• _Task goal_
Images should be left out, and everything else in the listing reproduced exactly.
--- START ---
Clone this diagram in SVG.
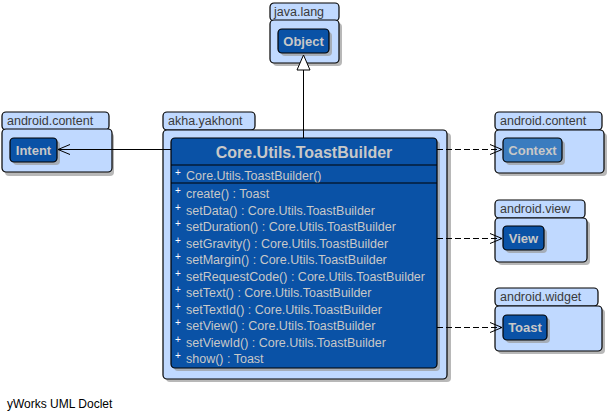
<svg xmlns="http://www.w3.org/2000/svg" width="610" height="420" viewBox="0 0 610 420">
<style>
.pkgtab,.pkgbody{fill:#c0d9ff;stroke:#000;stroke-width:1.2}
.shadow{fill:#9a9a9a;opacity:0.7}
.pkglbl{font-family:"Liberation Sans",Arial,sans-serif;font-size:12.5px;fill:#3a3a3a}
.node{fill:#0a52a6;stroke:#000;stroke-width:1.2}
.ext{fill:#3b7cbf;stroke:#000;stroke-width:1.2}
.nlbl{font-family:"Liberation Sans",Arial,sans-serif;font-size:13px;font-weight:bold;fill:#c8c8c8}
.ttl{font-family:"Liberation Sans",Arial,sans-serif;font-size:16px;font-weight:bold;fill:#c8c8c8}
.mem{font-family:"Liberation Sans",Arial,sans-serif;font-size:12.5px;fill:#c8c8c8}
.plus{font-family:"Liberation Sans",Arial,sans-serif;font-size:10px;fill:#fff}
.edge{fill:none;stroke:#000;stroke-width:1}
.dash{stroke-dasharray:6,3}
.foot{font-family:"Liberation Sans",Arial,sans-serif;font-size:12px;fill:#000}
</style>
<rect width="610" height="420" fill="#fff"/>

<g id="pkg-java-lang">
<rect class="shadow" x="273" y="23" width="69" height="43" rx="4"/>
<rect class="pkgtab" x="270" y="3" width="69" height="18" rx="4"/>
<rect class="pkgbody" x="270" y="20" width="69" height="43" rx="4"/>
<text class="pkglbl" x="274" y="16">java.lang</text>
</g>
<g id="node-Object">
<rect class="shadow" x="281" y="32" width="51" height="24" rx="4"/>
<rect class="node" x="278" y="29" width="51" height="24" rx="4"/>
<text class="nlbl" x="303.5" y="46" text-anchor="middle">Object</text>
</g>

<g id="pkg-android-content-left">
<rect class="shadow" x="5" y="133" width="109" height="43" rx="4"/>
<rect class="pkgtab" x="2" y="112" width="107" height="18" rx="4"/>
<rect class="pkgbody" x="2" y="129" width="110" height="43" rx="4"/>
<text class="pkglbl" x="7" y="125">android.content</text>
</g>
<g id="node-Intent">
<rect class="shadow" x="13" y="141" width="47" height="24" rx="4"/>
<rect class="node" x="10" y="138" width="47" height="24" rx="4"/>
<text class="nlbl" x="33.5" y="155" text-anchor="middle">Intent</text>
</g>

<g id="pkg-akha-yakhont">
<rect class="shadow" x="166" y="133" width="285" height="249" rx="4"/>
<rect class="pkgtab" x="163" y="112" width="92" height="18" rx="4"/>
<rect class="pkgbody" x="163" y="130" width="284" height="249" rx="4"/>
<text class="pkglbl" x="168" y="125">akha.yakhont</text>
</g>
<g id="node-ToastBuilder">
<rect class="shadow" x="174" y="141" width="266" height="230" rx="4"/>
<rect class="node" x="171" y="138" width="266" height="230" rx="4"/>
<text class="ttl" x="304" y="158" text-anchor="middle">Core.Utils.ToastBuilder</text>
<line x1="171" y1="165" x2="437" y2="165" stroke="#000" stroke-width="1"/>
<text class="plus" x="175" y="176">+</text>
<text class="mem" x="186" y="180">Core.Utils.ToastBuilder()</text>
<line x1="171" y1="183" x2="437" y2="183" stroke="#000" stroke-width="1"/>
<text class="plus" x="175" y="194">+</text><text class="mem" x="186" y="198">create() : Toast</text>
<text class="plus" x="175" y="211">+</text><text class="mem" x="186" y="215">setData() : Core.Utils.ToastBuilder</text>
<text class="plus" x="175" y="227">+</text><text class="mem" x="186" y="231">setDuration() : Core.Utils.ToastBuilder</text>
<text class="plus" x="175" y="244">+</text><text class="mem" x="186" y="248">setGravity() : Core.Utils.ToastBuilder</text>
<text class="plus" x="175" y="260">+</text><text class="mem" x="186" y="264">setMargin() : Core.Utils.ToastBuilder</text>
<text class="plus" x="175" y="277">+</text><text class="mem" x="186" y="281">setRequestCode() : Core.Utils.ToastBuilder</text>
<text class="plus" x="175" y="293">+</text><text class="mem" x="186" y="297">setText() : Core.Utils.ToastBuilder</text>
<text class="plus" x="175" y="310">+</text><text class="mem" x="186" y="314">setTextId() : Core.Utils.ToastBuilder</text>
<text class="plus" x="175" y="326">+</text><text class="mem" x="186" y="330">setView() : Core.Utils.ToastBuilder</text>
<text class="plus" x="175" y="343">+</text><text class="mem" x="186" y="347">setViewId() : Core.Utils.ToastBuilder</text>
<text class="plus" x="175" y="359">+</text><text class="mem" x="186" y="363">show() : Toast</text>
</g>

<g id="pkg-android-content-right">
<rect class="shadow" x="498" y="133" width="109" height="43" rx="4"/>
<rect class="pkgtab" x="495" y="112" width="107" height="18" rx="4"/>
<rect class="pkgbody" x="495" y="130" width="109" height="43" rx="4"/>
<text class="pkglbl" x="500" y="125">android.content</text>
</g>
<g id="node-Context">
<rect class="shadow" x="506" y="141" width="59" height="24" rx="4"/>
<rect class="ext" x="503" y="138" width="59" height="24" rx="4"/>
<text class="nlbl" x="532.5" y="155" text-anchor="middle">Context</text>
</g>

<g id="pkg-android-view">
<rect class="shadow" x="498" y="221" width="92" height="44" rx="4"/>
<rect class="pkgtab" x="495" y="200" width="90" height="18" rx="4"/>
<rect class="pkgbody" x="495" y="218" width="92" height="44" rx="4"/>
<text class="pkglbl" x="500" y="213">android.view</text>
</g>
<g id="node-View">
<rect class="shadow" x="506" y="229" width="41" height="24" rx="4"/>
<rect class="node" x="503" y="226" width="41" height="24" rx="4"/>
<text class="nlbl" x="523.5" y="243" text-anchor="middle">View</text>
</g>

<g id="pkg-android-widget">
<rect class="shadow" x="498" y="309" width="107" height="45" rx="4"/>
<rect class="pkgtab" x="495" y="288" width="103" height="18" rx="4"/>
<rect class="pkgbody" x="495" y="306" width="107" height="45" rx="4"/>
<text class="pkglbl" x="500" y="301">android.widget</text>
</g>
<g id="node-Toast">
<rect class="shadow" x="506" y="318" width="44" height="25" rx="4"/>
<rect class="node" x="503" y="315" width="44" height="25" rx="4"/>
<text class="nlbl" x="525" y="332" text-anchor="middle">Toast</text>
</g>

<g id="connectors">
<line class="edge" x1="303.5" y1="70" x2="303.5" y2="138"/>
<polygon points="303.5,55 297,70 310,70" fill="#fff" stroke="#000" stroke-width="1"/>
<line class="edge" x1="171" y1="149.5" x2="58" y2="149.5"/>
<polyline class="edge" points="70,144.5 58,149.5 70,154.5"/>
<line class="edge dash" x1="437" y1="149.5" x2="502" y2="149.5"/>
<polyline class="edge" points="490,144.5 502,149.5 490,154.5"/>
<line class="edge dash" x1="437" y1="238.5" x2="502" y2="238.5"/>
<polyline class="edge" points="490,233.5 502,238.5 490,243.5"/>
<line class="edge dash" x1="437" y1="327.5" x2="502" y2="327.5"/>
<polyline class="edge" points="490,322.5 502,327.5 490,332.5"/>
</g>

<text class="foot" x="7" y="408">yWorks UML Doclet</text>
</svg>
--- END ---
• _Exercise output_
Clone this diagram in SVG.
<svg xmlns="http://www.w3.org/2000/svg" width="610" height="420" viewBox="0 0 610 420">
<style>
.pkgtab,.pkgbody{fill:#c0d9ff;stroke:#000;stroke-width:1.2}
.shadow{fill:#9a9a9a;opacity:0.7}
.pkglbl{font-family:"Liberation Sans",Arial,sans-serif;font-size:12.5px;fill:#3a3a3a}
.node{fill:#0a52a6;stroke:#000;stroke-width:1.2}
.ext{fill:#3b7cbf;stroke:#000;stroke-width:1.2}
.nlbl{font-family:"Liberation Sans",Arial,sans-serif;font-size:13px;font-weight:bold;fill:#c8c8c8}
.ttl{font-family:"Liberation Sans",Arial,sans-serif;font-size:16px;font-weight:bold;fill:#c8c8c8}
.mem{font-family:"Liberation Sans",Arial,sans-serif;font-size:12.5px;fill:#c8c8c8}
.plus{font-family:"Liberation Sans",Arial,sans-serif;font-size:10px;fill:#fff}
.edge{fill:none;stroke:#000;stroke-width:1}
.dash{stroke-dasharray:6,3}
.foot{font-family:"Liberation Sans",Arial,sans-serif;font-size:12px;fill:#000}
</style>
<rect width="610" height="420" fill="#fff"/>

<g id="pkg-java-lang">
<rect class="shadow" x="273" y="23" width="69" height="43" rx="4"/>
<rect class="pkgtab" x="270" y="3" width="69" height="18" rx="4"/>
<rect class="pkgbody" x="270" y="20" width="69" height="43" rx="4"/>
<text class="pkglbl" x="274" y="16">java.lang</text>
</g>
<g id="node-Object">
<rect class="shadow" x="281" y="32" width="51" height="24" rx="4"/>
<rect class="node" x="278" y="29" width="51" height="24" rx="4"/>
<text class="nlbl" x="303.5" y="46" text-anchor="middle">Object</text>
</g>

<g id="pkg-android-content-left">
<rect class="shadow" x="5" y="133" width="109" height="43" rx="4"/>
<rect class="pkgtab" x="2" y="112" width="107" height="18" rx="4"/>
<rect class="pkgbody" x="2" y="129" width="110" height="43" rx="4"/>
<text class="pkglbl" x="7" y="125">android.content</text>
</g>
<g id="node-Intent">
<rect class="shadow" x="13" y="141" width="47" height="24" rx="4"/>
<rect class="node" x="10" y="138" width="47" height="24" rx="4"/>
<text class="nlbl" x="33.5" y="155" text-anchor="middle">Intent</text>
</g>

<g id="pkg-akha-yakhont">
<rect class="shadow" x="166" y="133" width="285" height="249" rx="4"/>
<rect class="pkgtab" x="163" y="112" width="92" height="18" rx="4"/>
<rect class="pkgbody" x="163" y="130" width="284" height="249" rx="4"/>
<text class="pkglbl" x="168" y="125">akha.yakhont</text>
</g>
<g id="node-ToastBuilder">
<rect class="shadow" x="174" y="141" width="266" height="230" rx="4"/>
<rect class="node" x="171" y="138" width="266" height="230" rx="4"/>
<text class="ttl" x="304" y="158" text-anchor="middle">Core.Utils.ToastBuilder</text>
<line x1="171" y1="165" x2="437" y2="165" stroke="#000" stroke-width="1"/>
<text class="plus" x="175" y="176">+</text>
<text class="mem" x="186" y="180">Core.Utils.ToastBuilder()</text>
<line x1="171" y1="183" x2="437" y2="183" stroke="#000" stroke-width="1"/>
<text class="plus" x="175" y="194">+</text><text class="mem" x="186" y="198">create() : Toast</text>
<text class="plus" x="175" y="211">+</text><text class="mem" x="186" y="215">setData() : Core.Utils.ToastBuilder</text>
<text class="plus" x="175" y="227">+</text><text class="mem" x="186" y="231">setDuration() : Core.Utils.ToastBuilder</text>
<text class="plus" x="175" y="244">+</text><text class="mem" x="186" y="248">setGravity() : Core.Utils.ToastBuilder</text>
<text class="plus" x="175" y="260">+</text><text class="mem" x="186" y="264">setMargin() : Core.Utils.ToastBuilder</text>
<text class="plus" x="175" y="277">+</text><text class="mem" x="186" y="281">setRequestCode() : Core.Utils.ToastBuilder</text>
<text class="plus" x="175" y="293">+</text><text class="mem" x="186" y="297">setText() : Core.Utils.ToastBuilder</text>
<text class="plus" x="175" y="310">+</text><text class="mem" x="186" y="314">setTextId() : Core.Utils.ToastBuilder</text>
<text class="plus" x="175" y="326">+</text><text class="mem" x="186" y="330">setView() : Core.Utils.ToastBuilder</text>
<text class="plus" x="175" y="343">+</text><text class="mem" x="186" y="347">setViewId() : Core.Utils.ToastBuilder</text>
<text class="plus" x="175" y="359">+</text><text class="mem" x="186" y="363">show() : Toast</text>
</g>

<g id="pkg-android-content-right">
<rect class="shadow" x="498" y="133" width="109" height="43" rx="4"/>
<rect class="pkgtab" x="495" y="112" width="107" height="18" rx="4"/>
<rect class="pkgbody" x="495" y="130" width="109" height="43" rx="4"/>
<text class="pkglbl" x="500" y="125">android.content</text>
</g>
<g id="node-Context">
<rect class="shadow" x="506" y="141" width="59" height="24" rx="4"/>
<rect class="ext" x="503" y="138" width="59" height="24" rx="4"/>
<text class="nlbl" x="532.5" y="155" text-anchor="middle">Context</text>
</g>

<g id="pkg-android-view">
<rect class="shadow" x="498" y="221" width="92" height="44" rx="4"/>
<rect class="pkgtab" x="495" y="200" width="90" height="18" rx="4"/>
<rect class="pkgbody" x="495" y="218" width="92" height="44" rx="4"/>
<text class="pkglbl" x="500" y="213">android.view</text>
</g>
<g id="node-View">
<rect class="shadow" x="506" y="229" width="41" height="24" rx="4"/>
<rect class="node" x="503" y="226" width="41" height="24" rx="4"/>
<text class="nlbl" x="523.5" y="243" text-anchor="middle">View</text>
</g>

<g id="pkg-android-widget">
<rect class="shadow" x="498" y="309" width="107" height="45" rx="4"/>
<rect class="pkgtab" x="495" y="288" width="103" height="18" rx="4"/>
<rect class="pkgbody" x="495" y="306" width="107" height="45" rx="4"/>
<text class="pkglbl" x="500" y="301">android.widget</text>
</g>
<g id="node-Toast">
<rect class="shadow" x="506" y="318" width="44" height="25" rx="4"/>
<rect class="node" x="503" y="315" width="44" height="25" rx="4"/>
<text class="nlbl" x="525" y="332" text-anchor="middle">Toast</text>
</g>

<g id="connectors">
<line class="edge" x1="303.5" y1="70" x2="303.5" y2="138"/>
<polygon points="303.5,55 297,70 310,70" fill="#fff" stroke="#000" stroke-width="1"/>
<line class="edge" x1="171" y1="149.5" x2="58" y2="149.5"/>
<polyline class="edge" points="70,144.5 58,149.5 70,154.5"/>
<line class="edge dash" x1="437" y1="149.5" x2="502" y2="149.5"/>
<polyline class="edge" points="490,144.5 502,149.5 490,154.5"/>
<line class="edge dash" x1="437" y1="238.5" x2="502" y2="238.5"/>
<polyline class="edge" points="490,233.5 502,238.5 490,243.5"/>
<line class="edge dash" x1="437" y1="327.5" x2="502" y2="327.5"/>
<polyline class="edge" points="490,322.5 502,327.5 490,332.5"/>
</g>

<text class="foot" x="7" y="408">yWorks UML Doclet</text>
</svg>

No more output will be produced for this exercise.